## start RECORDED DATA

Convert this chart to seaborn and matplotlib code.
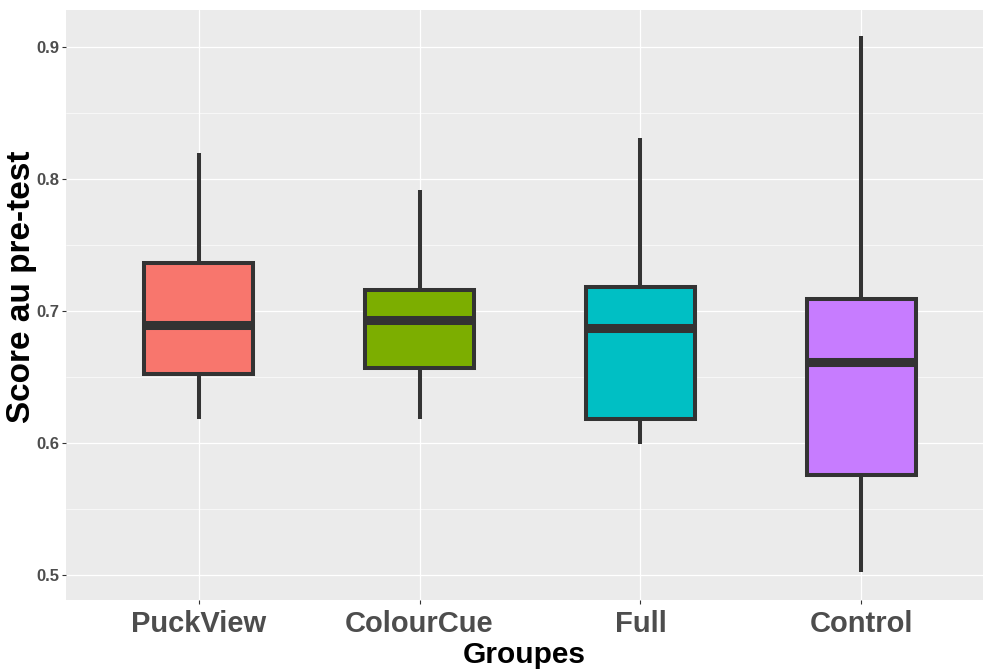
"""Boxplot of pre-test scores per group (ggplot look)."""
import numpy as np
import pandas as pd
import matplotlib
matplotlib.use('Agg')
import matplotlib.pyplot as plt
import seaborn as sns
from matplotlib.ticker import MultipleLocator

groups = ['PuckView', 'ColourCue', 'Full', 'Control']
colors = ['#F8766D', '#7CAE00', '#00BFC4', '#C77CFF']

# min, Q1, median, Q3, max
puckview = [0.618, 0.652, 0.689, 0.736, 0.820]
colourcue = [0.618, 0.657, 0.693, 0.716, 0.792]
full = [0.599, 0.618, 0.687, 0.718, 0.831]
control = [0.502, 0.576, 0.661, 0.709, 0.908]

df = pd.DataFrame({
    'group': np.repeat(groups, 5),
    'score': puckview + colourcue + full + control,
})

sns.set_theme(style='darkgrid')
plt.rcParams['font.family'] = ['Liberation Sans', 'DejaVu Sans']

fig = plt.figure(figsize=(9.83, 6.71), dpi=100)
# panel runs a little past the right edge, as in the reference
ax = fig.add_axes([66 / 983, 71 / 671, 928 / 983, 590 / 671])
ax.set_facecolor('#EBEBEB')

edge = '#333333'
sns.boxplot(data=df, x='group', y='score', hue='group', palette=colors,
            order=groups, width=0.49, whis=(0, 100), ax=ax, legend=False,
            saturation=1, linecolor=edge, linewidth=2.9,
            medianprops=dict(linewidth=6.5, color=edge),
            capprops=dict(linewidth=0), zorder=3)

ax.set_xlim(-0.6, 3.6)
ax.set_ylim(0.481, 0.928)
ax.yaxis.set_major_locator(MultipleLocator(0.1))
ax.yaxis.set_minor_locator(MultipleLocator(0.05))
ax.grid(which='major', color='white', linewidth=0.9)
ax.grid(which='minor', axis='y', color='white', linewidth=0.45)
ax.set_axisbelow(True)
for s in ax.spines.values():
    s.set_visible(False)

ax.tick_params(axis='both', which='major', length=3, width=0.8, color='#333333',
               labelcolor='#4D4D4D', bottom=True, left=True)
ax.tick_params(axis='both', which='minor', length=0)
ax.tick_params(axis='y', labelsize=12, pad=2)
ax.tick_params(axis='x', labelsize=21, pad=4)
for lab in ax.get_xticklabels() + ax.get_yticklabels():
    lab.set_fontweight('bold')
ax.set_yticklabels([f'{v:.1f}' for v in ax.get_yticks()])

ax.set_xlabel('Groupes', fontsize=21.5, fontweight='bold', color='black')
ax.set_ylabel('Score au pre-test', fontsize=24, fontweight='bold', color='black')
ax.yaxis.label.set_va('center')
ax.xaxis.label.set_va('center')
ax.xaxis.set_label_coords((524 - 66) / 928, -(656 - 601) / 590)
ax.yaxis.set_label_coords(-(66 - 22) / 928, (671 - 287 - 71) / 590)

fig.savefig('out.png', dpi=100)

## end RECORDED DATA

GIVEN EXERCISE. Every line from the top of the material above through the line with "control = [0.502, 0.576, 0.661, 0.709, 0.908]" should be duplicated exactly, please; leave out the pictures.

EXERCISE OUTPUT.
Convert this chart to seaborn and matplotlib code.
"""Boxplot of pre-test scores per group (ggplot look)."""
import numpy as np
import pandas as pd
import matplotlib
matplotlib.use('Agg')
import matplotlib.pyplot as plt
import seaborn as sns
from matplotlib.ticker import MultipleLocator

groups = ['PuckView', 'ColourCue', 'Full', 'Control']
colors = ['#F8766D', '#7CAE00', '#00BFC4', '#C77CFF']

# min, Q1, median, Q3, max
puckview = [0.618, 0.652, 0.689, 0.736, 0.820]
colourcue = [0.618, 0.657, 0.693, 0.716, 0.792]
full = [0.599, 0.618, 0.687, 0.718, 0.831]
control = [0.502, 0.576, 0.661, 0.709, 0.908]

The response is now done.